Wilco Louw (WP) v Jacques van Rooyen (Lions)
As much as Bok tighthead incumbent Ruan Dreyer’s oft-penalised scrummaging technique will come under ongoing scrutiny on Saturday - he’s up against seasoned ex-Jo’burger JC Janse van Rensburg at the setpiece - he will also be nervously gauging, from right nearby, how his younger rival in the game at No 3, Louw, fares against the hefty Lions skipper Van Rooyen. The 23-year-old hardly looked overawed in his Test debut off the bench in the second half against the All Blacks at the same venue very recently and will have to take an unexpected, major pummelling from Van Rooyen not to be on the plane to Europe.
Bongi Mbonambi (WP) v Malcolm Marx (Lions)

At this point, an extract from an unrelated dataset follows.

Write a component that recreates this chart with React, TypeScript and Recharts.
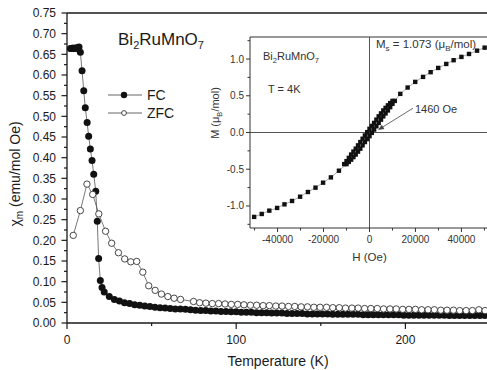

OK, saying that Marx has been a cut above any other South African hooker this season is stating the bleeding obvious. His right to the current No 2 Test jersey is virtually beyond dispute, so he can approach this game in at least a reasonably relaxed frame of mind. Just a tad more anxious, though, might be his rival Mbonambi, who has also been his understudy in most Bok games this season. A tenacious, mobile character but not in Marx’s league for physical presence, Mbonambi was ousted on the splinters by Chiliboy Ralepelle for the electric NZ clash a couple of weeks back ... this is his opportunity to reclaim “best of the rest” status with an assertive showing.